Now Edward Snowden has added his two cents on the issue.
Put simply, LogJam is a vulnerability that rests in encrypted internet traffic. When someone accesses a website that is ‘encrypted,’ it was thought to mean that the data being transferred can only be seen by the sender and the recipient.
This new issue, which was announced yesterday, shows that it is possible for large-scale online operations to actually intercept this data without anyone noticing and even being able to alter it. So even so-called secure data isn’t safe from external snooping thanks to this LogJam bug.
Even though the discovery is a big one — it shows that previous conceptions of internet security are actually false — many experts weren’t sure how likely it was that the vulnerability was exploited.

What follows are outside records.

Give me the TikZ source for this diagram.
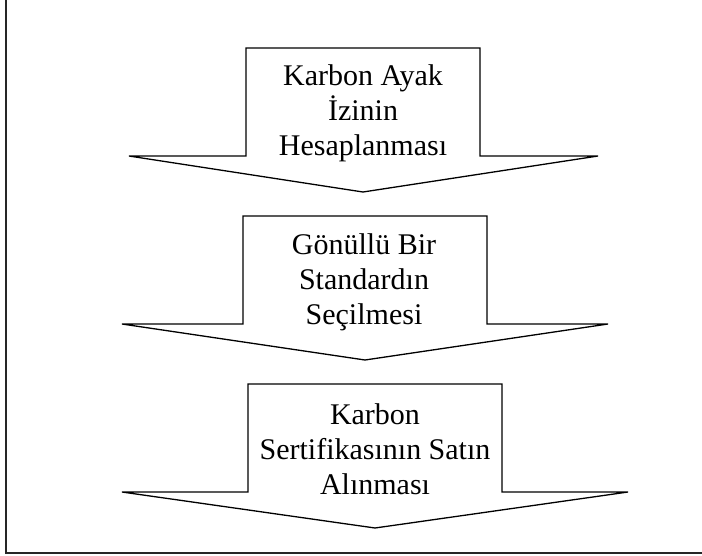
\documentclass[tikz,border=0pt]{standalone}
\usepackage{fontspec}
\setmainfont{Liberation Serif}
\begin{document}
\begin{tikzpicture}[x=1pt,y=-1pt,
  blockarrow/.style={draw=black,line width=1.3pt,fill=white,line join=miter},
  steptext/.style={align=center,inner sep=0pt,font=\fontsize{30}{35}\selectfont},
  frameline/.style={draw=black!85,line width=2pt}]
\useasboundingbox (0,0) rectangle (702,555);
\clip (0,0) rectangle (702,555);
% outer frame (top and right edges lie outside)
\draw[frameline] (6,-10) -- (6,553) -- (712,553);
% step 1
\draw[blockarrow] (246,48) -- (480,48) -- (480,156) -- (598,156) -- (363,192)
  -- (129,156) -- (246,156) -- cycle;
\node[steptext] (s1) at (363,113) {Karbon Ayak\\İzinin\\Hesaplanması};
% step 2
\draw[blockarrow] (243,216) -- (487,216) -- (487,324) -- (608,324) -- (365,360)
  -- (122,324) -- (243,324) -- cycle;
\node[steptext] (s2) at (364,282) {Gönüllü Bir\\Standardın\\Seçilmesi};
% step 3
\draw[blockarrow] (248,384) -- (502,384) -- (502,492) -- (628,492) -- (375,528)
  -- (122,492) -- (248,492) -- cycle;
\node[steptext] (s3) at (375,449) {Karbon\\Sertifikasının Satın\\Alınması};
\end{tikzpicture}
\end{document}
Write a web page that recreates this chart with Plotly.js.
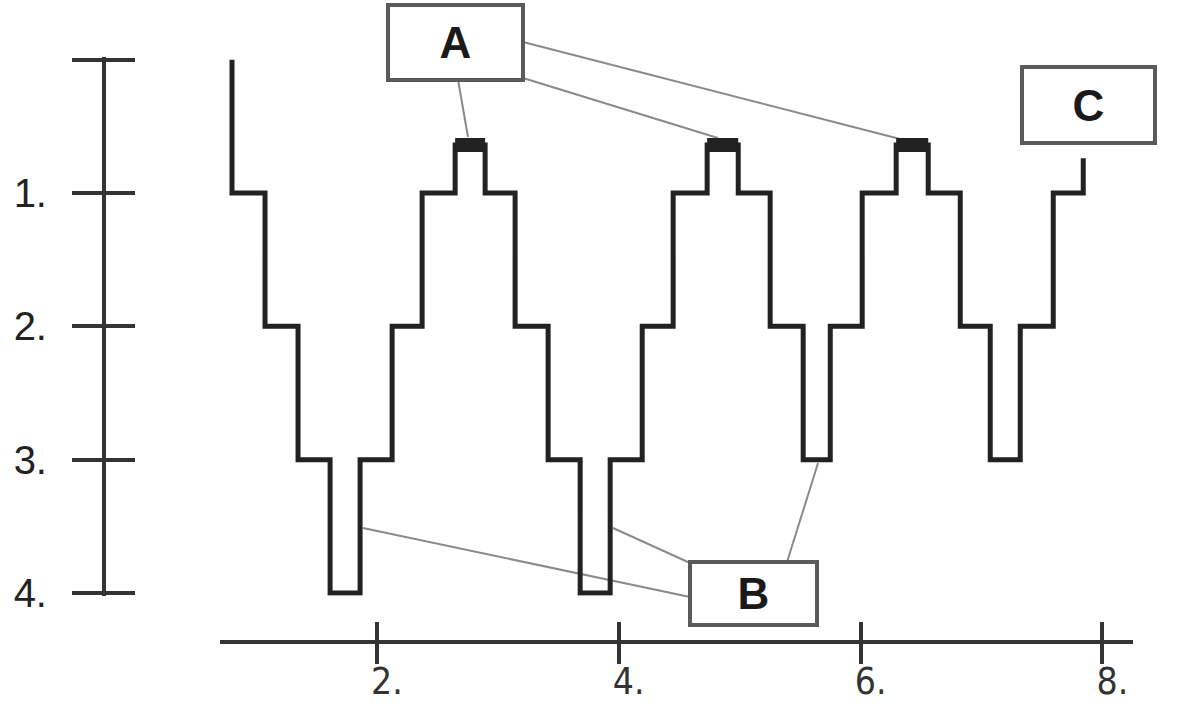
<!DOCTYPE html>
<html>
<head>
<meta charset="utf-8">
<script src="https://cdn.plot.ly/plotly-3.0.1.min.js"></script>
<style>
html,body{margin:0;padding:0;background:#fff;}
#chart{width:1183px;height:715px;}
#chart .xtick text{font-stretch:condensed !important;}
</style>
</head>
<body>
<div id="chart"></div>
<script>
// ---- data ----
// transition times (x) and the level reached on the segment that ends at each time (vh steps)
const stepTimes  = [0.802, 1.075, 1.348, 1.613, 1.861, 2.126, 2.374, 2.647, 2.895, 3.143,
                    3.416, 3.681, 3.929, 4.194, 4.450, 4.731, 4.988, 5.252, 5.525, 5.749,
                    6.013, 6.294, 6.559, 6.824, 7.072, 7.320, 7.593, 7.841, 7.841];
const stepLevels = [0, 1, 2, 3, 4, 3, 2, 1, 0.64, 1,
                    2, 3, 4, 3, 2, 1, 0.64, 1, 2, 3,
                    2, 1, 0.64, 1, 2, 3, 2, 1, 0.74];
// thick marked peaks (start, end, level)
const peakStarts = [2.647, 4.731, 6.294];
const peakEnds   = [2.895, 4.988, 6.559];
const peakLevel  = 0.64;
// axes
const yTickVals = [0, 1, 2, 3, 4];
const yTickText = ['', '1.', '2.', '3.', '4.'];
const xTickVals = [2, 4, 6, 8];
const xTickText = ['2.', '4.', '6.', '8.'];
// labels (boxes)
const labelText = ['A', 'B', 'C'];

// ---- placement (paper fractions) ----
const labelPos = [[0.3850, 0.9406], [0.6369, 0.1699], [0.9201, 0.8531]];
const labelSize = [[131, 71], [123, 59], [129, 72]];
const leaders = [
  [0.3872, 0.8881, 0.3956, 0.8084],
  [0.4421, 0.8909, 0.6069, 0.8070],
  [0.4421, 0.9413, 0.7608, 0.8056],
  [0.3068, 0.2615, 0.5833, 0.1650],
  [0.5182, 0.2615, 0.5833, 0.2126],
  [0.6653, 0.2140, 0.6915, 0.3524]
];

const ink = '#222222';
const traces = [{
  x: stepTimes, y: stepLevels, type: 'scatter', mode: 'lines',
  line: {shape: 'vh', color: ink, width: 5}, cliponaxis: false, hoverinfo: 'skip'
}];
for (let i = 0; i < peakStarts.length; i++) {
  traces.push({
    x: [peakStarts[i], peakEnds[i]], y: [peakLevel, peakLevel], type: 'scatter', mode: 'lines',
    line: {color: ink, width: 14}, cliponaxis: false, hoverinfo: 'skip'
  });
}
traces.push({x: [], y: [], xaxis: 'x2', yaxis: 'y2', type: 'scatter', mode: 'lines', hoverinfo: 'skip'});

const shapes = leaders.map(l => ({
  type: 'line', xref: 'paper', yref: 'paper', x0: l[0], y0: l[1], x1: l[2], y1: l[3],
  line: {color: '#8a8a8a', width: 2}, layer: 'below'
}));

const annotations = labelText.map((t, i) => ({
  text: '<b>' + t + '</b>', x: labelPos[i][0], y: labelPos[i][1], xref: 'paper', yref: 'paper',
  xanchor: 'center', yanchor: 'middle',
  showarrow: false, width: labelSize[i][0], height: labelSize[i][1], borderpad: 0,
  bordercolor: '#5a5a5a', borderwidth: 4, bgcolor: '#ffffff',
  font: {family: 'Liberation Sans, Arial, sans-serif', size: 44, color: '#1a1a1a'}
}));

const xRange = [0.703, 8.255];
const yRange = [4.02, -0.02];
const layout = {
  width: 1183, height: 715,
  margin: {l: 0, r: 0, t: 0, b: 0},
  paper_bgcolor: '#ffffff', plot_bgcolor: 'rgba(0,0,0,0)',
  showlegend: false,
  xaxis: {
    domain: [0.186, 0.958], range: xRange, anchor: 'free', position: 0.1021,
    showline: true, linewidth: 4, linecolor: '#333', showgrid: false, zeroline: false,
    ticks: 'outside', ticklen: 20, tickwidth: 4, tickcolor: '#333',
    tickvals: xTickVals, ticktext: xTickText, ticklabelshift: 10, ticklabelstandoff: -14,
    tickfont: {family: 'DejaVu Sans, sans-serif', size: 37, color: '#333'}
  },
  xaxis2: {
    overlaying: 'x', range: xRange, anchor: 'free', position: 0.1021,
    showline: false, showgrid: false, zeroline: false,
    ticks: 'inside', ticklen: 20, tickwidth: 4, tickcolor: '#333',
    tickvals: xTickVals, showticklabels: false
  },
  yaxis: {
    domain: [0.1669, 0.9203], range: yRange, anchor: 'free', position: 0.0879,
    showline: true, linewidth: 4, linecolor: '#333', showgrid: false, zeroline: false,
    ticks: 'outside', ticklen: 30, tickwidth: 4, tickcolor: '#333',
    tickvals: yTickVals, ticktext: yTickText, ticklabelstandoff: 17,
    tickfont: {family: 'Liberation Sans, Arial, sans-serif', size: 40, color: '#222', weight: 500}
  },
  yaxis2: {
    overlaying: 'y', range: yRange, anchor: 'free', position: 0.0879,
    showline: false, showgrid: false, zeroline: false,
    ticks: 'inside', ticklen: 30, tickwidth: 4, tickcolor: '#333',
    tickvals: yTickVals, showticklabels: false
  },
  shapes: shapes,
  annotations: annotations
};
Plotly.newPlot('chart', traces, layout, {staticPlot: true, displayModeBar: false});
</script>
</body>
</html>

Today Edward Snowden took part in a Reddit AMA and offered his own unique views.
A Redditor asked whether the exiled whistleblower believed that the NSA capitalised on this newly discovered vulnerability.

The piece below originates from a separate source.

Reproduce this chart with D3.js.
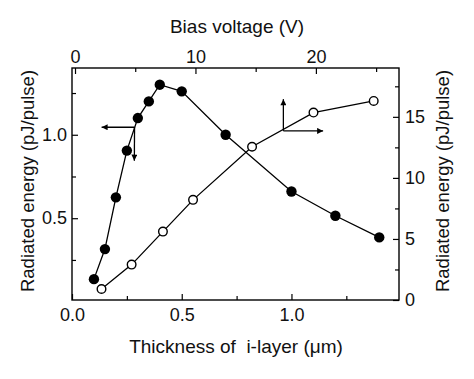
<!DOCTYPE html>
<html>
<head>
<meta charset="utf-8">
<script src="https://d3js.org/d3.v7.min.js"></script>
<style>
  body { margin: 0; background: #fff; }
  text { font-family: "Liberation Sans", Arial, sans-serif; fill: #111; }
</style>
</head>
<body>
<div id="chart"></div>
<script>
// filled dots: thickness (um) vs radiated energy (left axis)
var thickness = [0.10, 0.15, 0.20, 0.25, 0.30, 0.35, 0.40, 0.50, 0.70, 1.00, 1.20, 1.40];
var energyT   = [0.135, 0.315, 0.625, 0.905, 1.10, 1.20, 1.30, 1.26, 1.00, 0.66, 0.515, 0.385];

// open dots: bias voltage (V) vs radiated energy (right axis)
var bias    = [2.2, 4.7, 7.3, 9.8, 14.7, 19.8, 24.8];
var energyV = [0.9, 2.9, 5.6, 8.2, 12.55, 15.35, 16.3];

var bottomTicks = [0.0, 0.5, 1.0];
var topTicks = [0, 10, 20];
var leftTicks = [0.5, 1.0];
var rightTicks = [0, 5, 10, 15];

var W = 474, H = 379;
var margin = {t:68, l:72, b:79, r:75};

var svg = d3.select("#chart").append("svg")
    .attr("width", W).attr("height", H);

var x = d3.scaleLinear().domain([0, 1.49]).range([margin.l, W - margin.r]);
var xTop = d3.scaleLinear().domain([-0.25, 26.9]).range([margin.l, W - margin.r]);
var yL = d3.scaleLinear().domain([0.01, 1.40]).range([H - margin.b, margin.t]);
var yR = d3.scaleLinear().domain([0, 19]).range([H - margin.b, margin.t]);

var bottom = H - margin.b, right = W - margin.r;

// arrow head
svg.append("defs").append("marker")
    .attr("id", "head")
    .attr("viewBox", "0 0 10 10")
    .attr("refX", 10).attr("refY", 5)
    .attr("markerWidth", 9).attr("markerHeight", 6)
    .attr("markerUnits", "userSpaceOnUse")
    .attr("orient", "auto")
    .append("path").attr("d", "M0,0L10,5L0,10z").attr("fill", "#000");

function styleAxis(g) {
    g.select(".domain").remove();
    g.selectAll("line").attr("stroke", "#000").attr("stroke-width", 1.2);
    g.selectAll("text").style("font-size", "18px").attr("fill", "#111");
}

// major axes, ticks pointing inward
svg.append("g").attr("transform", "translate(0," + bottom + ")")
    .call(d3.axisBottom(x).tickValues(bottomTicks).tickFormat(d3.format(".1f")).tickSize(-6).tickPadding(8))
    .call(styleAxis);
svg.append("g").attr("transform", "translate(0," + margin.t + ")")
    .call(d3.axisTop(xTop).tickValues(topTicks).tickFormat(d3.format("d")).tickSize(-6).tickPadding(5))
    .call(styleAxis);
svg.append("g").attr("transform", "translate(" + margin.l + ",0)")
    .call(d3.axisLeft(yL).tickValues(leftTicks).tickFormat(d3.format(".1f")).tickSize(-6).tickPadding(5))
    .call(styleAxis);
svg.append("g").attr("transform", "translate(" + right + ",0)")
    .call(d3.axisRight(yR).tickValues(rightTicks).tickFormat(d3.format("d")).tickSize(-6).tickPadding(6))
    .call(styleAxis);

// minor ticks
svg.append("g").attr("transform", "translate(0," + bottom + ")")
    .call(d3.axisBottom(x).tickValues([0.25, 0.75, 1.25]).tickFormat("").tickSize(-4)).call(styleAxis);
svg.append("g").attr("transform", "translate(0," + margin.t + ")")
    .call(d3.axisTop(xTop).tickValues([5, 15, 25]).tickFormat("").tickSize(-4)).call(styleAxis);
svg.append("g").attr("transform", "translate(" + margin.l + ",0)")
    .call(d3.axisLeft(yL).tickValues([0.25, 0.75, 1.25]).tickFormat("").tickSize(-4)).call(styleAxis);
svg.append("g").attr("transform", "translate(" + right + ",0)")
    .call(d3.axisRight(yR).tickValues([2.5, 7.5, 12.5, 17.5]).tickFormat("").tickSize(-4)).call(styleAxis);

// frame
svg.append("rect")
    .attr("x", margin.l).attr("y", margin.t)
    .attr("width", right - margin.l).attr("height", bottom - margin.t)
    .attr("fill", "none").attr("stroke", "#000").attr("stroke-width", 1.4);

// series data
var filled = thickness.map(function(d, i) { return {x: d, y: energyT[i]}; });
var open = bias.map(function(d, i) { return {x: d, y: energyV[i]}; });

var lineT = d3.line().x(function(d) { return x(d.x); }).y(function(d) { return yL(d.y); });
var lineV = d3.line().x(function(d) { return xTop(d.x); }).y(function(d) { return yR(d.y); });

svg.append("path").attr("d", lineT(filled))
    .attr("fill", "none").attr("stroke", "#000").attr("stroke-width", 1.3);
svg.append("path").attr("d", lineV(open))
    .attr("fill", "none").attr("stroke", "#000").attr("stroke-width", 1.3);

svg.selectAll(".dotT").data(filled).enter().append("circle")
    .attr("class", "dotT")
    .attr("cx", function(d) { return x(d.x); })
    .attr("cy", function(d) { return yL(d.y); })
    .attr("r", 5.2).attr("fill", "#000");

svg.selectAll(".dotV").data(open).enter().append("circle")
    .attr("class", "dotV")
    .attr("cx", function(d) { return xTop(d.x); })
    .attr("cy", function(d) { return yR(d.y); })
    .attr("r", 4.3).attr("fill", "#fff")
    .attr("stroke", "#000").attr("stroke-width", 1.4);

// arrows telling which axes each series belongs to
var arrowsT = [
    {x1: 0.285, y1: 1.045, x2: 0.135, y2: 1.045},
    {x1: 0.285, y1: 1.045, x2: 0.284, y2: 0.845}
];
var arrowsV = [
    {x1: 17.3, y1: 13.85, x2: 17.3, y2: 16.45},
    {x1: 17.3, y1: 13.85, x2: 20.6, y2: 13.85}
];
svg.selectAll(".arT").data(arrowsT).enter().append("line")
    .attr("x1", function(d) { return x(d.x1); }).attr("y1", function(d) { return yL(d.y1); })
    .attr("x2", function(d) { return x(d.x2); }).attr("y2", function(d) { return yL(d.y2); })
    .attr("stroke", "#000").attr("stroke-width", 1.3).attr("marker-end", "url(#head)");
svg.selectAll(".arV").data(arrowsV).enter().append("line")
    .attr("x1", function(d) { return xTop(d.x1); }).attr("y1", function(d) { return yR(d.y1); })
    .attr("x2", function(d) { return xTop(d.x2); }).attr("y2", function(d) { return yR(d.y2); })
    .attr("stroke", "#000").attr("stroke-width", 1.3).attr("marker-end", "url(#head)");

// axis titles
svg.append("text").attr("x", 236).attr("y", 353)
    .attr("text-anchor", "middle").style("font-size", "19px").style("white-space", "pre")
    .text("Thickness of  i-layer (\u03bcm)");
svg.append("text").attr("x", 237).attr("y", 33)
    .attr("text-anchor", "middle").style("font-size", "19px")
    .text("Bias voltage (V)");
svg.append("text")
    .attr("transform", "translate(34,181) rotate(-90)")
    .attr("text-anchor", "middle").style("font-size", "18.5px")
    .text("Radiated energy (pJ/pulse)");
svg.append("text")
    .attr("transform", "translate(449,181) rotate(-90)")
    .attr("text-anchor", "middle").style("font-size", "18.5px")
    .text("Radiated energy (pJ/pulse)");
</script>
</body>
</html>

So this attack was published just yesterday, I believe. I had a private talk recently with several of the best cryptographers and computer security researchers in the US at Princeton, including some of the authors of the paper. I’ve spoken with some of them in the wake of this publication, and the general consensus was that they would be amazed if the NSA was not doing this, and in fact a close reading of some of the previously published NSA documents on efforts against VPN connections implies a similar effort. All I can say is that I share their suspicions, but I simply do not know the answer one way or another. I don’t want to mislead anybody by speculating.
Given that the attack you cite, which can just as easily be performed by any government from Belgium to China is a product of previous efforts by the US Government to weaken encryption standards, members of Congress should be writing letters to the Director of National Intelligence to find out why the NSA failed to close a vulnerability that left huge percentages of American (and international) internet traffic at risk.
Without so much as saying the US did know about LogJam, Snowden is incredulous about how the government couldn’t know. LogJam’s existence is predicated on lax encryption standards from the ’90s. So while Snowden can’t be sure, he is (at the very least) suspicious.
We’ll likely never know the extent to which LogJam (or any other vulnerability) has been acted on by the government. But Snowden, who took this time on Reddit to urge people to work to stop the government’s data collection program, sees this as an indication of what is possible.